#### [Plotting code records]
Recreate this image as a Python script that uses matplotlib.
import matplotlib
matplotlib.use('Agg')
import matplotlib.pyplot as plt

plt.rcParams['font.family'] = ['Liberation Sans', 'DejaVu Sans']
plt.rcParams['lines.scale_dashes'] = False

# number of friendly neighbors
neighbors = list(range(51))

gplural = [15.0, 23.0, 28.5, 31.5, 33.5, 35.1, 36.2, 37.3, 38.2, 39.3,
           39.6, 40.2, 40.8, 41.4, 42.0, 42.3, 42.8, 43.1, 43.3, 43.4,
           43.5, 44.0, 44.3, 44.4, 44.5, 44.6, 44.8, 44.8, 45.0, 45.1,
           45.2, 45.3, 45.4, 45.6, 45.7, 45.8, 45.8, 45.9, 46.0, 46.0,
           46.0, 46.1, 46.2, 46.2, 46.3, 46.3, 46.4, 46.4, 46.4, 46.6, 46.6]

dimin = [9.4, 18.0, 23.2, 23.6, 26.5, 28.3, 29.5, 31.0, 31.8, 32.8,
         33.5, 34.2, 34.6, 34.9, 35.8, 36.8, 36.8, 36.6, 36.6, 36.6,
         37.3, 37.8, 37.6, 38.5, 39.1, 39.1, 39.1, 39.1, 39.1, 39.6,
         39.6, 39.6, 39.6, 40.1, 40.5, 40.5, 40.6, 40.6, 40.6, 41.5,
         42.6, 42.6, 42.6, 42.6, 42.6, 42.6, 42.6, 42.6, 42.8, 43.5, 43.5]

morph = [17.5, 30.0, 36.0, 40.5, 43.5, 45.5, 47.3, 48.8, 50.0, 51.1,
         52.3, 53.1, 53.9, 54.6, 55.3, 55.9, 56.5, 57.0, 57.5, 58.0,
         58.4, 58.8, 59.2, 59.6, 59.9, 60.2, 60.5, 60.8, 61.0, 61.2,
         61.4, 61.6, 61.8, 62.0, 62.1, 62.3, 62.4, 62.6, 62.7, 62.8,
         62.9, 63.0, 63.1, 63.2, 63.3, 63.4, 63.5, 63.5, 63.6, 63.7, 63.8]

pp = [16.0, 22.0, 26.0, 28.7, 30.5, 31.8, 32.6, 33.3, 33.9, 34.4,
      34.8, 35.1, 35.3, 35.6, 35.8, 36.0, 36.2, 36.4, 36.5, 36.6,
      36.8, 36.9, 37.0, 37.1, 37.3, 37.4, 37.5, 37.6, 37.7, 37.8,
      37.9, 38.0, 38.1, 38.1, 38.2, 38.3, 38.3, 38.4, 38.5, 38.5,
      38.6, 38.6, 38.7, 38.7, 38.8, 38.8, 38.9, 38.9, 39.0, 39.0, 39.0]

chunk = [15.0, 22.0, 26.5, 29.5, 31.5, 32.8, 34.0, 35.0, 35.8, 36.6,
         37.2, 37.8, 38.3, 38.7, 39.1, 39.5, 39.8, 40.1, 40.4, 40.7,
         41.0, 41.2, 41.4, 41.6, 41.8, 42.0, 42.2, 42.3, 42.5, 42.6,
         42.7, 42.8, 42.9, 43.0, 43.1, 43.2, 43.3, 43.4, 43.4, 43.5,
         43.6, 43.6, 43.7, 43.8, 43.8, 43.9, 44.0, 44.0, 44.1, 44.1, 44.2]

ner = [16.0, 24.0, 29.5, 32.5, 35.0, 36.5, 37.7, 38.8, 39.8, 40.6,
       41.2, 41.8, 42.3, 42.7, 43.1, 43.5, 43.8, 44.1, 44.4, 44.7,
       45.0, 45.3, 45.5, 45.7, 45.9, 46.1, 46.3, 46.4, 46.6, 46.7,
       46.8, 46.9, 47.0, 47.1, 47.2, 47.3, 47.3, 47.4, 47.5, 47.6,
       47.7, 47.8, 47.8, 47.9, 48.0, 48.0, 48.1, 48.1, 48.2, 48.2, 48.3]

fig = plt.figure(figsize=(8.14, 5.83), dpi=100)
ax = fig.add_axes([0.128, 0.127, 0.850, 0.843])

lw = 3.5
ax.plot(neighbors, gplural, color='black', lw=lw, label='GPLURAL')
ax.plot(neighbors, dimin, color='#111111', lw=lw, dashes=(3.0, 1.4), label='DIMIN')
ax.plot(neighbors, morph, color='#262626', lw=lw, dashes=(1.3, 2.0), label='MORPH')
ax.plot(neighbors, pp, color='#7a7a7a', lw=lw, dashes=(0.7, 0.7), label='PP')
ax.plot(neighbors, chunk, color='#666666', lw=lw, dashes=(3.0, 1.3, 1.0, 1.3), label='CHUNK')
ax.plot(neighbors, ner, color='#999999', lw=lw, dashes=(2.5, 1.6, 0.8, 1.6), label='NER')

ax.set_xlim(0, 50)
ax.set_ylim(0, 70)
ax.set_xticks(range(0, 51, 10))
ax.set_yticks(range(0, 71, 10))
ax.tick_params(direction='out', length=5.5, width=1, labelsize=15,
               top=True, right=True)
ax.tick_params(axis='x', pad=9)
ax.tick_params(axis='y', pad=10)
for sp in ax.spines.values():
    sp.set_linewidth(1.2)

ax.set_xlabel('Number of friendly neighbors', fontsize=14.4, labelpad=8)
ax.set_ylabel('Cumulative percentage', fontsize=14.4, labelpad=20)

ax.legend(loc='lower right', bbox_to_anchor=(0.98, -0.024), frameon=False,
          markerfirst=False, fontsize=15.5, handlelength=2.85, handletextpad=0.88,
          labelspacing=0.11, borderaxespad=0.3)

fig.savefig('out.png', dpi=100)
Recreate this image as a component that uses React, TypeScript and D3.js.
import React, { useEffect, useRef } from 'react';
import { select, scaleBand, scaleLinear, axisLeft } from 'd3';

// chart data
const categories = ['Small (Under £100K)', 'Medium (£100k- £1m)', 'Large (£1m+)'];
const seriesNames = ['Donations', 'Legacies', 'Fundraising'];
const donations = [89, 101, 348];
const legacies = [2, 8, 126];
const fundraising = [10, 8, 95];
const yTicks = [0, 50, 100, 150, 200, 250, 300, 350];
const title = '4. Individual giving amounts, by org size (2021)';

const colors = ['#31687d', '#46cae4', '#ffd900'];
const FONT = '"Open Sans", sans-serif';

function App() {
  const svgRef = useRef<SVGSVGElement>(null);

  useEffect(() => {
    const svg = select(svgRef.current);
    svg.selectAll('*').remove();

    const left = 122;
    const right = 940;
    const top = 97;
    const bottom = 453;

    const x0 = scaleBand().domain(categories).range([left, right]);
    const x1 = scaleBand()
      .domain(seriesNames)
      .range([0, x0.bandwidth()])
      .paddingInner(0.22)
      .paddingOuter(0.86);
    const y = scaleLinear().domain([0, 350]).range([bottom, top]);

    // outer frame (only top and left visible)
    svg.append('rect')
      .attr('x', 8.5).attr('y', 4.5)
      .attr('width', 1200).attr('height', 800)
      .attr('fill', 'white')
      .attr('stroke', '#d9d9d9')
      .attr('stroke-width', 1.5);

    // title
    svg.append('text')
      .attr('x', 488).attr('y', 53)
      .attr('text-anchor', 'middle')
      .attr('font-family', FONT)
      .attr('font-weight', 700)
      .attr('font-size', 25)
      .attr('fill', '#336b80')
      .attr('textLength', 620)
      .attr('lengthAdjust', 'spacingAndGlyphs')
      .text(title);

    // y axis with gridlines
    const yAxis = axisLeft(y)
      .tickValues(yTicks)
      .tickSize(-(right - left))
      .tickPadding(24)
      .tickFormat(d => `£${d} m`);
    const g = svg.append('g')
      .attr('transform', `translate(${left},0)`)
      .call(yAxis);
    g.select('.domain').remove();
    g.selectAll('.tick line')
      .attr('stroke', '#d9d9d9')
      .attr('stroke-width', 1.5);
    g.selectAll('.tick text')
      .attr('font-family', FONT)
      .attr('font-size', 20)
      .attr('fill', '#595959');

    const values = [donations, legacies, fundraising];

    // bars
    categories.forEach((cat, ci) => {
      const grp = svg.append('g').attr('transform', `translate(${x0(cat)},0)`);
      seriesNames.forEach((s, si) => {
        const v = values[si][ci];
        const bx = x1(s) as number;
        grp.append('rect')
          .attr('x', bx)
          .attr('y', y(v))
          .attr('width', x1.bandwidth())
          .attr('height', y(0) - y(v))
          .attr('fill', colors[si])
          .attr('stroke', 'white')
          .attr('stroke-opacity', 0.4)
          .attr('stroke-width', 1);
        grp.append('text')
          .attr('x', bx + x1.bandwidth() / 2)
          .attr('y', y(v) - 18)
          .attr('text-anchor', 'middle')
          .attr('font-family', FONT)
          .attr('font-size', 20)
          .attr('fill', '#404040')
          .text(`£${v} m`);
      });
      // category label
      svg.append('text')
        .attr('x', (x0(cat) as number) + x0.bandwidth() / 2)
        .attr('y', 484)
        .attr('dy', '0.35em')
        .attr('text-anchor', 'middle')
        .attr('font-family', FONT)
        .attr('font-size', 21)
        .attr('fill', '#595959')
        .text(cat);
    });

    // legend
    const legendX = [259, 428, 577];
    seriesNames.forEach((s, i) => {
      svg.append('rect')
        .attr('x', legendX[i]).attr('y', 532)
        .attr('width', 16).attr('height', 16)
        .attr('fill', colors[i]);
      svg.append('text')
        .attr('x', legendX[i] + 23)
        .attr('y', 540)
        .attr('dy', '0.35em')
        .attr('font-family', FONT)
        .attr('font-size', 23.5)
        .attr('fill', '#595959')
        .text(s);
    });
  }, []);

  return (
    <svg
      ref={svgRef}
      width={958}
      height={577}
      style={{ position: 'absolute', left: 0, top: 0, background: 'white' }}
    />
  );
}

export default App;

#### [Exercise instructions]
Which lines hold the word "React"? Copy each of them from the records.

#### [Correct answer]
Recreate this image as a component that uses React, TypeScript and D3.js.
import React, { useEffect, useRef } from 'react';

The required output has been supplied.